Il peut y avoir formation d'un lac temporaire dans une dépression karstique : (1) dans le cas d'une nappe dont la hauteur de la surface piézométrique varie beaucoup en fonction de la saison ou de la pluviométrie, ou (2) dans le cas de fissures et conduits permettant une évacuation d'eau limitée, suffisante en situation normale mais insuffisante en cas de pluviométrie forte et prolongée.
Ce deuxième cas (colmatage partiel) se produit épisodiquement sur la commune des Rives (Hérault). Sur cette commune du plateau du Larzac, s'étend un petit poljé (kmz lac des Rives) creusé dans les dolomies ruiniformes du Bathonien (J2). Cette dépression voit les eaux de ruissellement normalement s'évacuer par des puits et des fissures situés au fond du poljé. En fonction des circonstances météorologiques et de l'intensité du ruissellement, ces puits et fissures peuvent être partiellement ou totalement colmatés par un mélange de sable et d'argiles, localement appelé le « grésou », ou au contraire nettoyées de ce grésou accumulés les mois précédents. En cas de très fort cumul de précipitation et si les puits et fissures d'évacuation sont bouchés, se forme alors un lac temporaire, le lac des Rives. Depuis 60 ans, ce lac s'est formé une dizaine de fois. Je n'ai jamais eu la chance de voir ce lac en eau. Mais d'autres ont eu cette chance, en particulier Ghislain Guenard, photographe professionnel, qui alimente, entre autres, un site de photographie aérienne de la France sur lequel on peut trouver trois images aériennes du lac des Rives en janvier 2008, et les gestionnaires de l'Ancienne Auberge sur le blog de laquelle on trouve des images du lac des Rives en décembre 2014. Merci à eux de nous avoir autorisé à utiliser leurs images.

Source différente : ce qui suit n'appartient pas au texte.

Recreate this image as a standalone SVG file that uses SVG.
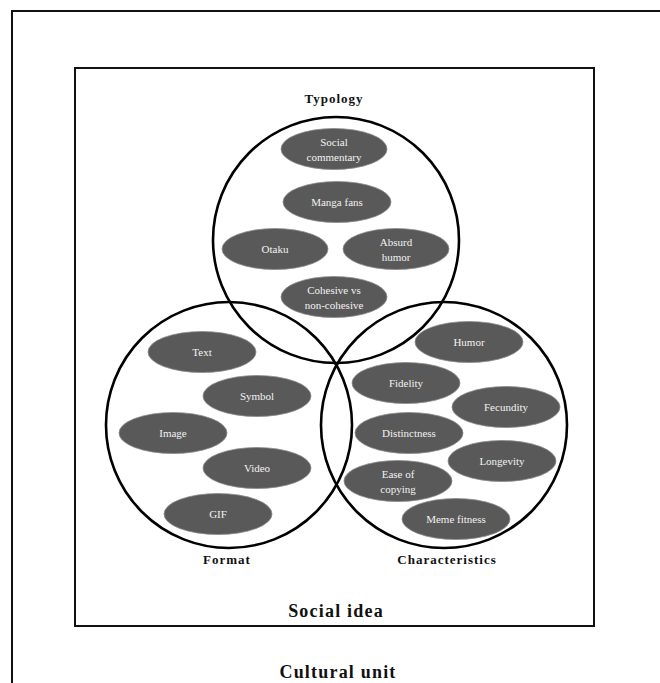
<svg xmlns="http://www.w3.org/2000/svg" width="660" height="683" viewBox="0 0 660 683">
<style>
.frame{fill:none;stroke:#111;stroke-width:2}
.venn{fill:none;stroke:#000;stroke-width:2.6}
.pill{fill:#595959;stroke:#8a8a8a;stroke-width:0.8}
.pt{font-family:"Liberation Serif",serif;font-size:11px;fill:#f2f2f2;text-anchor:middle}
.hd{font-family:"Liberation Serif",serif;font-size:13px;font-weight:bold;fill:#111;text-anchor:middle;letter-spacing:1px}
.big{font-family:"Liberation Serif",serif;font-size:18px;font-weight:bold;fill:#111;text-anchor:middle;letter-spacing:1.2px}
</style>
<rect width="660" height="683" fill="#fff"/>
<g id="outer-frame"><path class="frame" d="M12,690 L12,11 L670,11"/></g>
<g id="social-idea-frame"><rect class="frame" x="75" y="68" width="519" height="558"/></g>
<g id="connectors">
<circle id="typology-circle" class="venn" cx="336" cy="240" r="123"/>
<circle id="format-circle" class="venn" cx="229" cy="425" r="123"/>
<circle id="characteristics-circle" class="venn" cx="444" cy="425" r="123"/>
</g>
<g id="labels">
<text class="hd" x="334" y="103">Typology</text>
<text class="hd" x="227" y="564">Format</text>
<text class="hd" x="447" y="564">Characteristics</text>
<text class="big" x="336" y="617">Social idea</text>
<text class="big" x="338" y="678">Cultural unit</text>
</g>
<g id="social-commentary"><ellipse class="pill" cx="334" cy="149" rx="53" ry="20.5"/><text class="pt" x="334" y="146">Social</text><text class="pt" x="334" y="161">commentary</text></g>
<g id="manga-fans"><ellipse class="pill" cx="337" cy="202" rx="54" ry="20.5"/><text class="pt" x="337" y="206">Manga fans</text></g>
<g id="otaku"><ellipse class="pill" cx="275" cy="249" rx="53" ry="20.5"/><text class="pt" x="275" y="253">Otaku</text></g>
<g id="absurd-humor"><ellipse class="pill" cx="396" cy="249" rx="53" ry="20.5"/><text class="pt" x="396" y="246">Absurd</text><text class="pt" x="396" y="261">humor</text></g>
<g id="cohesive"><ellipse class="pill" cx="334" cy="297" rx="53" ry="20.5"/><text class="pt" x="334" y="294">Cohesive  vs</text><text class="pt" x="334" y="309">non-cohesive</text></g>
<g id="text"><ellipse class="pill" cx="202" cy="352" rx="54" ry="20.5"/><text class="pt" x="202" y="356">Text</text></g>
<g id="symbol"><ellipse class="pill" cx="257" cy="396" rx="54" ry="20.5"/><text class="pt" x="257" y="400">Symbol</text></g>
<g id="image"><ellipse class="pill" cx="173" cy="433" rx="54" ry="20.5"/><text class="pt" x="173" y="437">Image</text></g>
<g id="video"><ellipse class="pill" cx="257" cy="468" rx="54" ry="20.5"/><text class="pt" x="257" y="472">Video</text></g>
<g id="gif"><ellipse class="pill" cx="218" cy="514" rx="54" ry="20.5"/><text class="pt" x="218" y="518">GIF</text></g>
<g id="humor"><ellipse class="pill" cx="469" cy="342" rx="54" ry="20.5"/><text class="pt" x="469" y="346">Humor</text></g>
<g id="fidelity"><ellipse class="pill" cx="406" cy="383" rx="54" ry="20.5"/><text class="pt" x="406" y="387">Fidelity</text></g>
<g id="fecundity"><ellipse class="pill" cx="506" cy="407" rx="54" ry="20.5"/><text class="pt" x="506" y="411">Fecundity</text></g>
<g id="distinctness"><ellipse class="pill" cx="409" cy="433" rx="54" ry="20.5"/><text class="pt" x="409" y="437">Distinctness</text></g>
<g id="longevity"><ellipse class="pill" cx="502" cy="461" rx="54" ry="20.5"/><text class="pt" x="502" y="465">Longevity</text></g>
<g id="ease-of-copying"><ellipse class="pill" cx="398" cy="481" rx="54" ry="20.5"/><text class="pt" x="398" y="478">Ease of</text><text class="pt" x="398" y="493">copying</text></g>
<g id="meme-fitness"><ellipse class="pill" cx="456" cy="519" rx="54" ry="20.5"/><text class="pt" x="456" y="523">Meme fitness</text></g>
</svg>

Source - © 2008 Ghislain Guenard / Survol de France | |
Source - © 2008 Ghislain Guenard / Survol de France | Source - © 2008 Ghislain Guenard / Survol de France |
La dernière fois que le lac des Rives a été en eau, c'était en décembre 2014, comme on le voit sur le blog de l'Ancienne Auberge. Ces images sont mises en relation avec des clichés pris en 1979 et 1982.
Source - © 2014 Antoine Villemin / blog Ancienne Auberge | |
Source - © 2014 Antoine Villemin / blog Ancienne Auberge | Source - © 2014 Antoine Villemin / blog Ancienne Auberge |
Des dolines et autres dépressions karstiques peuvent être inondées et transformées en lacs si les fissures et autres conduits permettant l'évacuation des eaux sont naturellement colmatés. Parfois, ce sont les agriculteurs qui aménagent des dolines (de petites taille) en imperméabilisant le fond de ces dolines par apport d'argile. Ces petites dolines sont alors inondées à chaque pluie, et pour une durée importante si le "bassin versant" alimentant la doline est important. Elles servent alors d'abreuvoir, où viennent boire les bêtes, dont les fameuses brebis du Larzac à la base du fameux Roquefort (cf. Quand la géologie rejoint la gastronomie : site et glissement de terrain de Roquefort (Aveyron)). Pour éviter que le piétinement des brebis amène de la boue dans cet "abreuvoir" et trouble son eau, les abords de la doline sont pavés. Sur les Causses, de telles dolines aménagées sont appelées « lavognes ».
Nous vous montrons ci-dessous deux lavognes situées sur le Causse du Larzac, l'une située à La Couvertoirade et l'autre près du hameau de Brunas, près du rebord du plateau au-dessus de Millau. Promenez-vous sur le Larzac. À défaut de voir le lac des Rives en eaux, des dizaines de dolines et de lavognes vous attendent au détour des chemins.